Now start at index 3.
| Step | Slow | Fast |
|---|---|---|
| Initial | 3 | 3 |
| 1 | 4 | 3 |
| 2 | 3 | 3 |
Pointers meet.
Check self loop:
next_index(3) = 4
Not a self loop.
Return true.
Complexity Analysis
| Measure | Complexity | Explanation |
|---|---|---|
| Time | O(n) | Each index is processed and marked at most once |
| Space | O(1) | Only a few pointers and variables are used |
Although Floyd's cycle detection may appear nested, the cleanup phase guarantees that every index becomes zero after being processed unsuccessfully. Therefore, no index is revisited excessively, and the total work across all traversals remains linear.
Test Cases
from typing import List
class Solution:
def circularArrayLoop(self, nums: List[int]) -> bool:
n = len(nums)
def next_index(current: int) -> int:
return (current + nums[current]) % n
for i in range(n):
if nums[i] == 0:
continue
direction = nums[i] > 0
slow = i
fast = i
while True:
next_slow = next_index(slow)
if nums[next_slow] == 0 or (nums[next_slow] > 0) != direction:
break
next_fast = next_index(fast)
if nums[next_fast] == 0 or (nums[next_fast] > 0) != direction:
break
next_fast = next_index(next_fast)
if nums[next_fast] == 0 or (nums[next_fast] > 0) != direction:
break
slow = next_slow
fast = next_fast
if slow == fast:
if slow == next_index(slow):
break
return True
current = i
while nums[current] != 0 and (nums[current] > 0) == direction:
next_pos = next_index(current)
nums[current] = 0
current = next_pos
return False
solver = Solution()
assert solver.circularArrayLoop([2, -1, 1, 2, 2]) is True # Valid positive cycle
assert solver.circularArrayLoop([-1, -2, -3, -4, -5, 6]) is False # Self loop only
assert solver.circularArrayLoop([1, -1, 5, 1, 4]) is True # Mixed invalid cycle plus valid cycle
assert solver.circularArrayLoop([1]) is False # Single element self loop
assert solver.circularArrayLoop([1, 1, 1, 1]) is True # Entire array forms cycle
assert solver.circularArrayLoop([-1, -1, -1]) is True # Negative direction cycle
assert solver.circularArrayLoop([2, 2, -1, 2]) is True # Positive cycle exists
assert solver.circularArrayLoop([1, -1]) is False # Direction changes immediately
assert solver.circularArrayLoop([3, 1, 2]) is True # Wrapping cycle
assert solver.circularArrayLoop([-2, 1, -1, -2, -2]) is False # Direction mismatch prevents cycle
Test Summary
| Test | Why |
|---|---|
[2, -1, 1, 2, 2] |
Standard valid cycle example |
[-1, -2, -3, -4, -5, 6] |
Self loop should be rejected |
[1, -1, 5, 1, 4] |
Mixed directions plus valid cycle |
[1] |
Single element edge case |
[1, 1, 1, 1] |
Entire array forms one cycle |
[-1, -1, -1] |
Valid negative cycle |
[2, 2, -1, 2] |
Cycle exists despite unrelated negative value |
[1, -1] |
Immediate direction conflict |
[3, 1, 2] |
Large jumps with wrapping |
[-2, 1, -1, -2, -2] |
Invalid because of direction inconsistency |
Edge Cases
Self Loops
A major source of bugs is treating a single index pointing to itself as a valid cycle. For example:
[1]
Index 0 moves back to itself immediately. Although this technically forms a cycle in graph theory, the problem explicitly requires cycle length greater than one.

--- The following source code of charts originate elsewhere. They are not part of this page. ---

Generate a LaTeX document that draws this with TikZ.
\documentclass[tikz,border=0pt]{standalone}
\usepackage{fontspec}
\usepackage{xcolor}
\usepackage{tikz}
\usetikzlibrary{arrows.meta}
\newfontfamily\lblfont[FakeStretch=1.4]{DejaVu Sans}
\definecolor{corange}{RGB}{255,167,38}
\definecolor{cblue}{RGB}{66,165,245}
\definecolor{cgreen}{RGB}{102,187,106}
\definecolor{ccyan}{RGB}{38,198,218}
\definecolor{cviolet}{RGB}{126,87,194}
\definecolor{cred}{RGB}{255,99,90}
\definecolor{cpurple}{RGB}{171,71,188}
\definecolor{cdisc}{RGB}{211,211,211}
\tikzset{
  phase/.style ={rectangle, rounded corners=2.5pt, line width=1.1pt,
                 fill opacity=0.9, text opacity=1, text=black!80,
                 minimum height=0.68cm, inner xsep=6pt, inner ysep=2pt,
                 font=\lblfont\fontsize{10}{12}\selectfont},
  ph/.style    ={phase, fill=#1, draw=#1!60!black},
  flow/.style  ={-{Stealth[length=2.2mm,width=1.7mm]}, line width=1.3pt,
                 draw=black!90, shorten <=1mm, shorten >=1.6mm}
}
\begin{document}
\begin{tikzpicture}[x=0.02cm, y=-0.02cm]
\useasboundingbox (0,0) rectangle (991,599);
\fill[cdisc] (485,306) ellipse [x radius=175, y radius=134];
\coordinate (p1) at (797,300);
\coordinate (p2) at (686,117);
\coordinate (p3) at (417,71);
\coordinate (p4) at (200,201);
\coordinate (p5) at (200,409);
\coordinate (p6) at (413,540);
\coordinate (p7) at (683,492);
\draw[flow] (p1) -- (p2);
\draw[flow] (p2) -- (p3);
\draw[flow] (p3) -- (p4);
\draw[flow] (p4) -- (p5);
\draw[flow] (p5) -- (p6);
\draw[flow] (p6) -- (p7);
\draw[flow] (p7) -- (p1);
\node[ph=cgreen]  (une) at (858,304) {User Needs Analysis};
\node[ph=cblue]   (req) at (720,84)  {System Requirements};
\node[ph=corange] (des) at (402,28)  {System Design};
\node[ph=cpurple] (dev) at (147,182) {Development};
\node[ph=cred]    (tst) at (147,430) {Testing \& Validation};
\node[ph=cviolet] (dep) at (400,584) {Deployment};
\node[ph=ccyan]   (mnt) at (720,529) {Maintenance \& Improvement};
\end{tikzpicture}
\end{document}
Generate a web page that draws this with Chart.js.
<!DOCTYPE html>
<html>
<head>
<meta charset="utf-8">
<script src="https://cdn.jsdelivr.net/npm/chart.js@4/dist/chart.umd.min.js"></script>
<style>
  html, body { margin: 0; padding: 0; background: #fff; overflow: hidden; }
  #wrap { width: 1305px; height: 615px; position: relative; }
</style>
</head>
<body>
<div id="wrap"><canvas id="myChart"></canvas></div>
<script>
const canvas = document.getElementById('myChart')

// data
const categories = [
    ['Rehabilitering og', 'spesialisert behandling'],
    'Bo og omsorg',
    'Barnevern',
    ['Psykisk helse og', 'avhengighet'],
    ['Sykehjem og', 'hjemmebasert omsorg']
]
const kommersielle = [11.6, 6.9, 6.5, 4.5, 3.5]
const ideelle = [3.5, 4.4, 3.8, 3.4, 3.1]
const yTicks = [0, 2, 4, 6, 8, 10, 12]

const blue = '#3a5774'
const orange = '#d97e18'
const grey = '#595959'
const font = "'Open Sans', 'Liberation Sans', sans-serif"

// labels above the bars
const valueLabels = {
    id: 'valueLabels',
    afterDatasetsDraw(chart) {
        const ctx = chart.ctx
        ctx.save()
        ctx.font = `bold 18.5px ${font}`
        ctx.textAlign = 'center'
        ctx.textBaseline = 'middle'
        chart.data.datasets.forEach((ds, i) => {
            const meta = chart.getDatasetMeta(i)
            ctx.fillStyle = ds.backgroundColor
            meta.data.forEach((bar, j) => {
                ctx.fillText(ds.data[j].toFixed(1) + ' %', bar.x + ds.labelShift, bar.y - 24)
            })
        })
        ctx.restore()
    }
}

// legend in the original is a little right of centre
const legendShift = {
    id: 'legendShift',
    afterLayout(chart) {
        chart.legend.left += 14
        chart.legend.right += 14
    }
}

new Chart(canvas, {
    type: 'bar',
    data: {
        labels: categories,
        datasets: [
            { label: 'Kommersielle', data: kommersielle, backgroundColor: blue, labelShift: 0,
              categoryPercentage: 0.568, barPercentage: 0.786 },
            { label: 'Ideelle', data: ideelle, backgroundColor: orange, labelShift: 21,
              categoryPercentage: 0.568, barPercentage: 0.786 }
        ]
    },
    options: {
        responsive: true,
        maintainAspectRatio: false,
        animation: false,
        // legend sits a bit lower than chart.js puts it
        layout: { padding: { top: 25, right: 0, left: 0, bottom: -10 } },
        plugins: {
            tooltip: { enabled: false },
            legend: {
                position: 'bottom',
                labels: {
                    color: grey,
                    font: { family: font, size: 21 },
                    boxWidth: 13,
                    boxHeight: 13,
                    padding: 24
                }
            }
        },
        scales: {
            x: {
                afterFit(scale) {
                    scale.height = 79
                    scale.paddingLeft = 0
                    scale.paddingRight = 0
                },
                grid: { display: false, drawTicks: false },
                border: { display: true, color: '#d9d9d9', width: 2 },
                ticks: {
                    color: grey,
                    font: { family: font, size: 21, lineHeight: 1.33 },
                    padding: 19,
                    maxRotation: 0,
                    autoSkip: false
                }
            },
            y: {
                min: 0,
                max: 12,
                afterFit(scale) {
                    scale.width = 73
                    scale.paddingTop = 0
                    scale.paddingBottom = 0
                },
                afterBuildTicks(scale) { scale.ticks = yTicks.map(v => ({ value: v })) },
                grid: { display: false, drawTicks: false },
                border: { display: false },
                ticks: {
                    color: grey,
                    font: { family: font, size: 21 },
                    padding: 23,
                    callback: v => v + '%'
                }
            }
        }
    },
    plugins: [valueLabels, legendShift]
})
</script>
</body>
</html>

The implementation handles this with:
if slow == next_index(slow):
break
This rejects all self loops.
Direction Changes
Another tricky case occurs when movement direction changes inside a traversal.
For example:
[1, -1]
Index 0 moves forward to index 1, but index 1 moves backward. This violates the same direction requirement.
The implementation validates direction before every pointer movement:
(nums[next_index] > 0) == direction
If the sign changes, traversal immediately stops.
Large Circular Wraps
Large jumps may wrap around the array multiple times.
For example:
[7, 1, 1, 1, 1]
Since the array length is 5, moving 7 steps effectively means moving 2 steps.
The implementation safely handles wrapping using modulo arithmetic:
(current + nums[current]) % n
This guarantees the next index always remains within valid bounds.